What to work on: Copy all lines of the listing that include the string "this".

Entries shown:
"""

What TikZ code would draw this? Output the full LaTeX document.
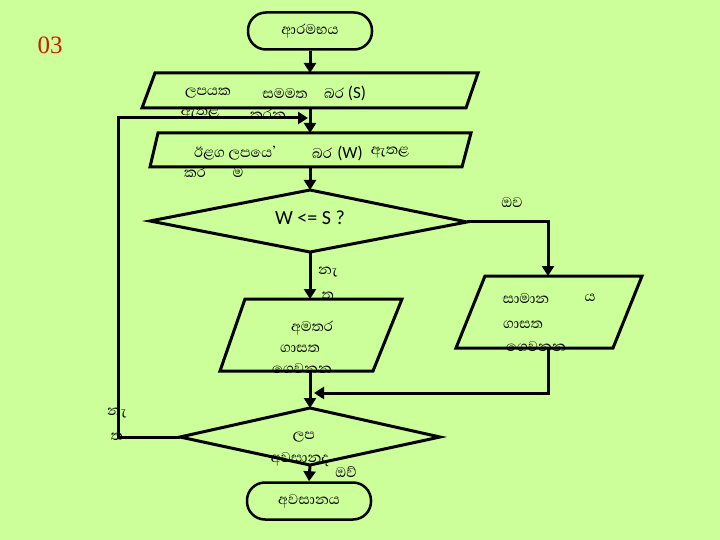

"""
"""

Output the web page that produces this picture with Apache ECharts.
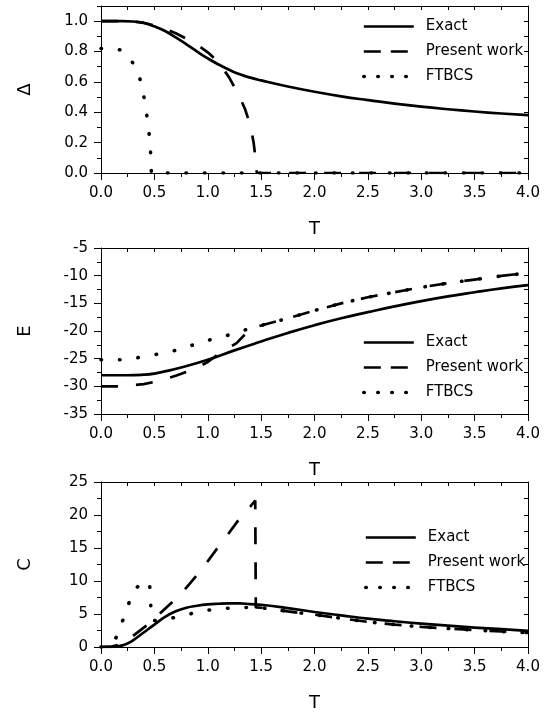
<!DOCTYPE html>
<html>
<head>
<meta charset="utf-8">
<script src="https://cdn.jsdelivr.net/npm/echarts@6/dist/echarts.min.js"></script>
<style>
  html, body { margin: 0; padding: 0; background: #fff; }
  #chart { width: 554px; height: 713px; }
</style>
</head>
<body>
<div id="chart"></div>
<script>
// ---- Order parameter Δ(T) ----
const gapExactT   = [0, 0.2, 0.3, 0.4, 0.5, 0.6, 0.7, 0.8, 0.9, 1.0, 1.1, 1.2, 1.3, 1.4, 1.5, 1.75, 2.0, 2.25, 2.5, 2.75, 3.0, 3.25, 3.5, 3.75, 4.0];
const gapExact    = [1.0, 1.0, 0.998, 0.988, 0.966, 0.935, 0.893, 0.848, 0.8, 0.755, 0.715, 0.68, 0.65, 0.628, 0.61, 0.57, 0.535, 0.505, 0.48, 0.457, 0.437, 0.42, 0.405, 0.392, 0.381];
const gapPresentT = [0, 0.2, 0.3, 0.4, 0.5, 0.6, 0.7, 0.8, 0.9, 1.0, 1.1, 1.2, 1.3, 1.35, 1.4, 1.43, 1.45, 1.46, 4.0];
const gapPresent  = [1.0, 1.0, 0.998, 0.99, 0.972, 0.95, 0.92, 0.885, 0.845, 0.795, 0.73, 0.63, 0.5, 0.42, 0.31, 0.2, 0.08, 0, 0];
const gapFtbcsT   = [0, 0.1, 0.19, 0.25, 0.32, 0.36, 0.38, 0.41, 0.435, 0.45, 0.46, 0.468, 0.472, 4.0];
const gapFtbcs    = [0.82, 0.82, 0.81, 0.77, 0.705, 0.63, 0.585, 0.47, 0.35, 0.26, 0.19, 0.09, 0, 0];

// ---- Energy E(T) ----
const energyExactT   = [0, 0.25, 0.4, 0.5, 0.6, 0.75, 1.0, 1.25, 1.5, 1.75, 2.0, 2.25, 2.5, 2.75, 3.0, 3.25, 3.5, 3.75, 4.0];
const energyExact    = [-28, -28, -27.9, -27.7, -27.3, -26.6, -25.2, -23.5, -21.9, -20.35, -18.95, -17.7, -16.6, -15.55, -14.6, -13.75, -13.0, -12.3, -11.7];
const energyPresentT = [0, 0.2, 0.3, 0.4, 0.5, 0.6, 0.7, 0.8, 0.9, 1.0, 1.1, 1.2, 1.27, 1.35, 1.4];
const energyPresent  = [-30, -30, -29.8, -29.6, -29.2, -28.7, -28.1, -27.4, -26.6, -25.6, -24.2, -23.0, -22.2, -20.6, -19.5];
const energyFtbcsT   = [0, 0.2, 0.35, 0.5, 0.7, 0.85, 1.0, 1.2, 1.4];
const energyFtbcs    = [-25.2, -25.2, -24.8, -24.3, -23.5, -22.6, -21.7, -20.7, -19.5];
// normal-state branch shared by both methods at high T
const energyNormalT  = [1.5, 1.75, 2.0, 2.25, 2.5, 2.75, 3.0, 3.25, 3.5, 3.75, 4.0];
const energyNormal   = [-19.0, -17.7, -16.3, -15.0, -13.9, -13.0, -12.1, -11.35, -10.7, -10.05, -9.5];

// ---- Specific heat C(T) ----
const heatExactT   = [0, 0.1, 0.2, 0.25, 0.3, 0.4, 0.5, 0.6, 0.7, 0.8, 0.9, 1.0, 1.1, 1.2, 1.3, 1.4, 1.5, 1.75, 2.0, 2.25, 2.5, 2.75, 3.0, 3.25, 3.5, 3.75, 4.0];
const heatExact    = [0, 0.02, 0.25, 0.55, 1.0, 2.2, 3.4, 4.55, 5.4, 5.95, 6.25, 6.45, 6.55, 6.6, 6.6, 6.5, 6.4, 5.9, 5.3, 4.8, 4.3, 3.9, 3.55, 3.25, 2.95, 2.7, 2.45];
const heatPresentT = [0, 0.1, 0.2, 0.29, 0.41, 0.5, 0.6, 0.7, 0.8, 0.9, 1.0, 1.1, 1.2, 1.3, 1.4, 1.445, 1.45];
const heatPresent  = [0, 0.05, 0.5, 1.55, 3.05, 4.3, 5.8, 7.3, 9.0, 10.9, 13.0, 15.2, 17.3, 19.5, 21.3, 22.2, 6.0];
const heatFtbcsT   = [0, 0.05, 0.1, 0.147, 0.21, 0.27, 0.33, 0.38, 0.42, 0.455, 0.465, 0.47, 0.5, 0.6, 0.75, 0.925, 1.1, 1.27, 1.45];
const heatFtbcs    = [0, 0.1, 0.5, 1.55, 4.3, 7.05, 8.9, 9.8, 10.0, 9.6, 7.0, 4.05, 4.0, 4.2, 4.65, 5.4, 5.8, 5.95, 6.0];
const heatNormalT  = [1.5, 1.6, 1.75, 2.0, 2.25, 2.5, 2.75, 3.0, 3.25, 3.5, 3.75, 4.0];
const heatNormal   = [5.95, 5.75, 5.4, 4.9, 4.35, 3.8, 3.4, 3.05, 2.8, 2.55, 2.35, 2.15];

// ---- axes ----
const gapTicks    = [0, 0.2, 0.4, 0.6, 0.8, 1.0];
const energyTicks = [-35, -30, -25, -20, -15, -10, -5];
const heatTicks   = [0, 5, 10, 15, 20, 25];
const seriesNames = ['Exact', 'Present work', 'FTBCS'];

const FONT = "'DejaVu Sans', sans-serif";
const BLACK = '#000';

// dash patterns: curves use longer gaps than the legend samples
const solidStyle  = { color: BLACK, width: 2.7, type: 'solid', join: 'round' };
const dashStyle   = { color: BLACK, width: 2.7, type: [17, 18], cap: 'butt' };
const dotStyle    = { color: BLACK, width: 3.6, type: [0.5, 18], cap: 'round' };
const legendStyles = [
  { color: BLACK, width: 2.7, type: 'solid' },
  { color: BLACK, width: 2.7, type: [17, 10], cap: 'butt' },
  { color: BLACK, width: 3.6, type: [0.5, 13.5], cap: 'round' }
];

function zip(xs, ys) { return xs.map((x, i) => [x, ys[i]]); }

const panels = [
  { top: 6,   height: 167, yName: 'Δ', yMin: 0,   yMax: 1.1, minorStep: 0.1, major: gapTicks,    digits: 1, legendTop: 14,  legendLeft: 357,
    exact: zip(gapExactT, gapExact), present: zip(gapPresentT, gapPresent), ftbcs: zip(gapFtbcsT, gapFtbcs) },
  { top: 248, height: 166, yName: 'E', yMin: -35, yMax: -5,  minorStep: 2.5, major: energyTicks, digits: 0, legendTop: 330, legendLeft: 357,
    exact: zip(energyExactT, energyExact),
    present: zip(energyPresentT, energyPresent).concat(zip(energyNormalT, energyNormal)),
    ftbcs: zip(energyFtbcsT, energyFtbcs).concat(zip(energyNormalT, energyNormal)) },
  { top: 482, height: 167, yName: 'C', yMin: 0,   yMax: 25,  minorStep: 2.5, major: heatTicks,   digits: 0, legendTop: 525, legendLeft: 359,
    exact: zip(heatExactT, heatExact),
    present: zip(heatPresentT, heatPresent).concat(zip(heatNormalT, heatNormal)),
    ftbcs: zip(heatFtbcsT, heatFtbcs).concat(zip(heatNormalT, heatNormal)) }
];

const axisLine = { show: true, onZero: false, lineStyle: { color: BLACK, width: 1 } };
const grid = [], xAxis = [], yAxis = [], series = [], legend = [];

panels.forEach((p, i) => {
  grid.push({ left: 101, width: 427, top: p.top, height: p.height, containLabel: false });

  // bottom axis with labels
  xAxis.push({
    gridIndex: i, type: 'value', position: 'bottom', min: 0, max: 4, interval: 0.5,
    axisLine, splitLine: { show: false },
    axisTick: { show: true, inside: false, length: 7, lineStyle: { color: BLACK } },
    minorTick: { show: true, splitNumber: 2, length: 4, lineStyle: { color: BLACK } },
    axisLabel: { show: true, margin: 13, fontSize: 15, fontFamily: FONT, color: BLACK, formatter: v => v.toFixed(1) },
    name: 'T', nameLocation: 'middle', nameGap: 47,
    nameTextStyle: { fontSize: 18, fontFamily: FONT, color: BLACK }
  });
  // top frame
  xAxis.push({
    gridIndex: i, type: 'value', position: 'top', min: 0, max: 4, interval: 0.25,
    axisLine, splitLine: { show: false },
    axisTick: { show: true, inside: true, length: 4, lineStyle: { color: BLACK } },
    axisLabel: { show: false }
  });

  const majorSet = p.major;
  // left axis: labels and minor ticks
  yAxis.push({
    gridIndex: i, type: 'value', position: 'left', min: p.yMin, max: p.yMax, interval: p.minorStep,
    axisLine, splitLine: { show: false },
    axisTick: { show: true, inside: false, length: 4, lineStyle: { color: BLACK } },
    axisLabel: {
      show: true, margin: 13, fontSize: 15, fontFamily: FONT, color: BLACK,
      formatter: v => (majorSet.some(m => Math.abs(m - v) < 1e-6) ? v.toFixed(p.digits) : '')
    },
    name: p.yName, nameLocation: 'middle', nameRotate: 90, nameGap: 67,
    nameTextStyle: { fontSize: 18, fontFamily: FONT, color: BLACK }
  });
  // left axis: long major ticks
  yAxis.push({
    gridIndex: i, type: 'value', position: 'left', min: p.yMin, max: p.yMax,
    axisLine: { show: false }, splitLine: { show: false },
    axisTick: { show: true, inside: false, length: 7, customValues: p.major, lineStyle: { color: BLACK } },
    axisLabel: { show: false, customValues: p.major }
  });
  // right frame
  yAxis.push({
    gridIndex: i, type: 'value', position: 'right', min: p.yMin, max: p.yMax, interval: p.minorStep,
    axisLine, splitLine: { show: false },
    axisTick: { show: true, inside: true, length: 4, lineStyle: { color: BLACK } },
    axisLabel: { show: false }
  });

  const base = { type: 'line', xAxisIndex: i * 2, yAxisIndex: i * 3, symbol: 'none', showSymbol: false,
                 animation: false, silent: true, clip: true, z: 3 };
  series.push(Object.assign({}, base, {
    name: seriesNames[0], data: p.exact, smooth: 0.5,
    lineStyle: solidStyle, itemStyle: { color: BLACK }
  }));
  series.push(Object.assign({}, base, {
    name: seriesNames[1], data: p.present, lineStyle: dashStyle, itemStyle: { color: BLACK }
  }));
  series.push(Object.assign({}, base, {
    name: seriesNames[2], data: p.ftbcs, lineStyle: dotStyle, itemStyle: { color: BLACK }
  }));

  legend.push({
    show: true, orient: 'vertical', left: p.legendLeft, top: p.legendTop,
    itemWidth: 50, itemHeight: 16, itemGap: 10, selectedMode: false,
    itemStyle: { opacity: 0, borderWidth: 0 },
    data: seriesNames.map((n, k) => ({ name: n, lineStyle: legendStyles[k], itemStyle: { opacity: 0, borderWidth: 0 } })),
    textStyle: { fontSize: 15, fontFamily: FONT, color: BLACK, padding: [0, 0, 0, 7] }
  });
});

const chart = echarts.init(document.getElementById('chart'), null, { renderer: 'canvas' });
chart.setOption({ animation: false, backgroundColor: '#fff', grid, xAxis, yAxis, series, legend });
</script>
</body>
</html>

"""

Solution to the problem:
What TikZ code would draw this? Output the full LaTeX document.
Output the web page that produces this picture with Apache ECharts.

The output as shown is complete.